Schizophrenia as whole-body disorder – the 100-year-old idea only now being proven

A study from researchers at King’s College London is suggesting that schizophrenia is not just a disorder of the mind but is also associated with defined physiological changes across the whole body. The study hypothesizes that these physical symptoms are not secondary effects of the illness but, in fact, indications that schizophrenia is a whole-body disorder.

For some time, scientists have observed strong associations between schizophrenia and poor physical health. Those diagnosed with the condition tend to have significantly reduced life expectancies, dying up to 20 years earlier due to a variety of issues, including heart disease, diabetes and suicide.

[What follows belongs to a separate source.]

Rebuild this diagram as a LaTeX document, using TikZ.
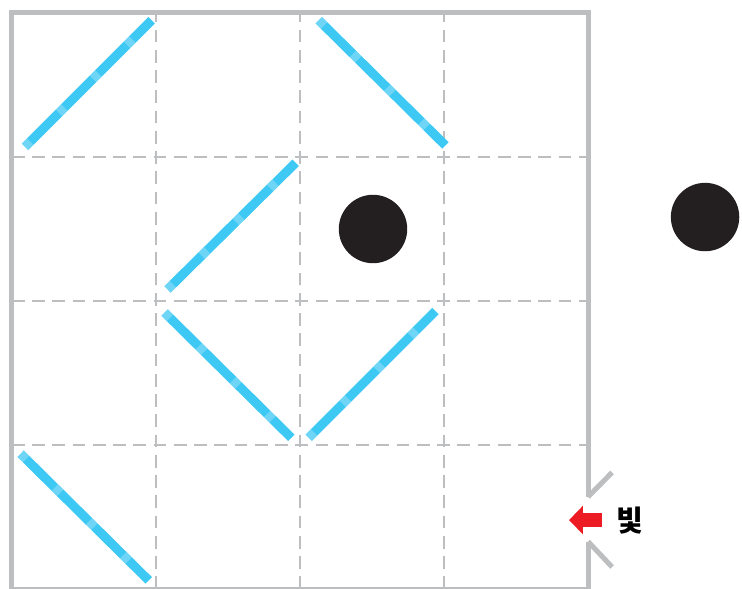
\documentclass[tikz,border=0pt]{standalone}
\usepackage{fontspec}
\newfontfamily\krfont{Noto Sans CJK KR}
\usetikzlibrary{arrows.meta,positioning}

\definecolor{wallgray}{HTML}{BCBEC0}
\definecolor{mirrorblue}{HTML}{3EC8F4}
\definecolor{beamred}{HTML}{ED1C24}
\definecolor{balldark}{HTML}{231F20}

\tikzset{
  wall/.style={wallgray, line width=2pt},
  gridline/.style={wallgray, line width=1.05pt, dash pattern=on 5pt off 3pt},
  mirror/.style={mirrorblue, line width=3.6pt,
    postaction={draw, white, opacity=0.25, line width=3.6pt, dash pattern=on 3pt off 16pt}},
  ball/.style={circle, fill=balldark, inner sep=0pt, minimum size=0.95cm},
  beam/.style={beamred, line width=5.5pt, -{Triangle[length=5.5pt, width=11pt]}},
}

\begin{document}
\begin{tikzpicture}[x=2cm, y=2cm]
  \useasboundingbox (-0.083,0.007) rectangle (5.069,4.09);

  % 격자
  \foreach \i in {1,2,3} {
    \draw[gridline] (\i,0) -- (\i,4);
    \draw[gridline] (0,\i) -- (4,\i);
  }

  % 상자 벽 (오른쪽 아래에 구멍)
  \draw[wall] (4,0.64) -- (4,4) -- (0,4) -- (0,0) -- (4,0) -- (4,0.33);
  \draw[wall] (4,0.64) -- (4.167,0.81);
  \draw[wall] (4,0.33) -- (4.167,0.153);

  % 거울
  \draw[mirror] (0.09,3.07) -- (0.97,3.95);
  \draw[mirror] (2.13,3.95) -- (3.01,3.08);
  \draw[mirror] (1.08,2.08) -- (1.97,2.96);
  \draw[mirror] (1.06,1.92) -- (1.94,1.05);
  \draw[mirror] (2.06,1.05) -- (2.94,1.93);
  \draw[mirror] (0.06,0.94) -- (0.95,0.06);

  % 공
  \node[ball] (ballin) at (2.507,2.5) {};
  \node[ball] (ballout) at (4.8125,2.583) {};

  % 빛
  \coordinate (beamtail) at (4.097,0.479);
  \coordinate (beamtip) at (3.868,0.479);
  \draw[beam] (beamtail) -- (beamtip);
  \node[right=0.19cm of beamtail, inner sep=0pt,
        font=\krfont\bfseries\fontsize{11.5}{12}\selectfont] (light) {빛};
\end{tikzpicture}
\end{document}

It has generally been considered that these secondary health factors were the result of the mental health issues. Poverty, homelessness, smoking, and a variety of social problems, are all common factors often seen in those with schizophrenia, and considered to be primarily what leads to reduced physical health and a shorter life expectancy.

But there is a growing body of evidence that suggests these bodily alterations associated with schizophrenia may not be secondary effects but rather they are fundamental symptoms of the illness.

A new paper, from a team of researchers at King’s College London, collected case-study data from 165 different studies to examine the physiological states of subjects at the point they were first diagnosed with the onset of schizophrenia. The hypothesis being that if many of these physiological effects are considered social byproducts of the condition then they shouldn’t be significantly apparent at the early stages of the illness.

“We pooled data from multiple studies, examining markers of inflammation, hormone levels and heart disease risk factors, including glucose and cholesterol levels,” explains Toby Pillinger, a researcher on the project. “We also pooled data from studies examining brain structure, levels of different chemicals within the brain, and markers of brain activity.”

From a sample size of over 13,000 subjects, the analysis concluded that there are robust physiological alterations that can be identified at the point of what the researchers term, “first-episode psychosis.” These included alterations in both cardiometabolic and immune parameters compared with a healthy control group.